Gerechtigkeit ist auch nach vier Jahren noch nicht erreicht und somit auch keine Konsequenzen. Wie können wir da gedenken, erinnern? Das Gedenken an diese ermordeten Menschen ist auch eine Anklage und ein Kampf für Gerechtigkeit. Am 17.02. haben viele von uns gemeinsam auf Demonstrationen und Kundgebungen erinnert.

Immer wieder wurde in den Reden der Angehörigen gesagt: Erinnern heißt verändern!

Diesem Aufruf können wir als VVN-BdA folgen. Die VVN-BdA gedenkt ihrer Opfer, ihrer Überlebenden. Die Überlebenden, Antifaschistinnen und ihre Angehörigen haben ihr Leben lang für Veränderung und den Kampf für eine gerechte Aufklärung gekämpft. Sie haben teilweise an Gesetzen mitgeschrieben, sie haben Täter vor Gericht gebracht und wurden selbst von Tätern angezeigt. Sie wurden für ihre Arbeit mit Berufsverboten und Verleumdungen bestraft. Aus ihnen wurden Täter gemacht, Landesverräter*innen und Nestbeschützer*innen.
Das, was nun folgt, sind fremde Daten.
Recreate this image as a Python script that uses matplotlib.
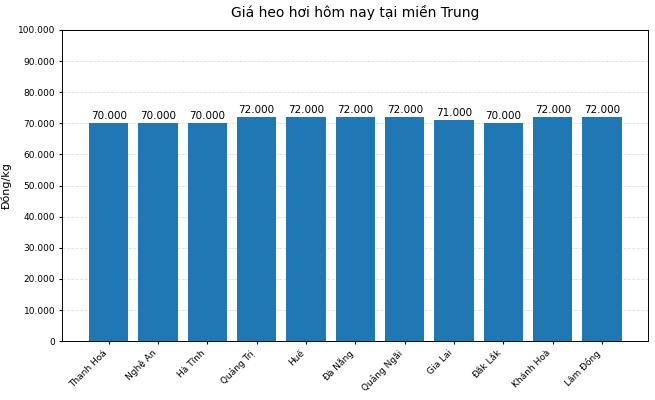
import matplotlib
matplotlib.use("Agg")
import matplotlib.pyplot as plt
from matplotlib.ticker import FuncFormatter

tinh = ["Thanh Hoá", "Nghệ An", "Hà Tĩnh", "Quảng Trị", "Huế", "Đà Nẵng",
        "Quảng Ngãi", "Gia Lai", "Đắk Lắk", "Khánh Hoà", "Lâm Đồng"]
gia = [70000, 70000, 70000, 72000, 72000, 72000, 72000, 71000, 70000, 72000, 72000]


def dinh_dang(x, pos=None):
    return f"{int(x):,}".replace(",", ".")


fig, ax = plt.subplots(figsize=(6.55, 4), dpi=100)
fig.subplots_adjust(left=0.095, right=0.99, top=0.925, bottom=0.147)

cot = ax.bar(tinh, gia, color="#1f77b4", width=0.8)
for c, v in zip(cot, gia):
    ax.text(c.get_x() + c.get_width() / 2, v + 800, dinh_dang(v),
            ha="center", va="bottom", fontsize=7.5)

ax.set_ylim(0, 100000)
ax.set_yticks(range(0, 100001, 10000))
ax.yaxis.set_major_formatter(FuncFormatter(dinh_dang))
ax.set_ylabel("Đồng/kg", fontsize=8, labelpad=4)
ax.set_title("Giá heo hơi hôm nay tại miền Trung", fontsize=10, pad=9)
ax.grid(axis="y", linestyle="--", alpha=0.4, linewidth=0.6)
ax.set_axisbelow(True)
ax.tick_params(axis="both", labelsize=6.5, length=2.5, pad=2.5)
for s in ax.spines.values():
    s.set_linewidth(0.7)
plt.setp(ax.get_xticklabels(), rotation=45, ha="right")

fig.savefig("out.png")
Erinnern heißt daher auch für uns verändern – und ist bis heute eine Aufgabe, der wir uns als Antifaschist*innen weiter stellen müssen.

Die Hinterbliebenen haben am letzten Samstag genau das getan. Sie haben sich nicht entmutigen lassen durch den Terror, der ihren Familien und Freunden widerfahren ist. Sie haben sich zusammengeschlossen und kämpfen seit dem 19.02. genau für diese Veränderung. Denn sie ist notwendig. Die AfD gewinnt trotz großer Proteste an Mitgliedern und Wählerstimmen. Ihre Äußerungen, ihr Handeln werden immer aggressiver. Für viele war es keine Überraschung, dass sich Faschisten und Rechtsextremisten treffen, um ihre menschenverachtenden Gedanken auszutauschen und Pläne zu schmieden. Pläne zur Remigration wurden schon vor einigen Jahren von anderen Rechten gemacht.

Çetin Gültekin, der Bruder des Ermordeten Gökhan Gültekin, sprach in seiner Rede am Samstag davon, dass sie zwar Betroffene sind, aber keine hilflosen Opfer. Sie haben ihre Stimme erhoben.

 Und genau das müssen auch wir alle immer wieder tun.

Wir müssen den Betroffenen rechter Gewalt zur Seite stehen, ihre Sichtweise hören und ihren Kampf unterstützen.

Wir alle müssen dazu beitragen, dass aus Erinnern auch Veränderung wird.

Lasst uns heute hier gemeinsam aus der Trauer, der Wut und dem Unrecht, das geschehen ist, zusammenfinden und uns für Konsequenzen, für Gerechtigkeit und Solidarität einsetzen.

Denn unsere Solidarität ist ihre Niederlage!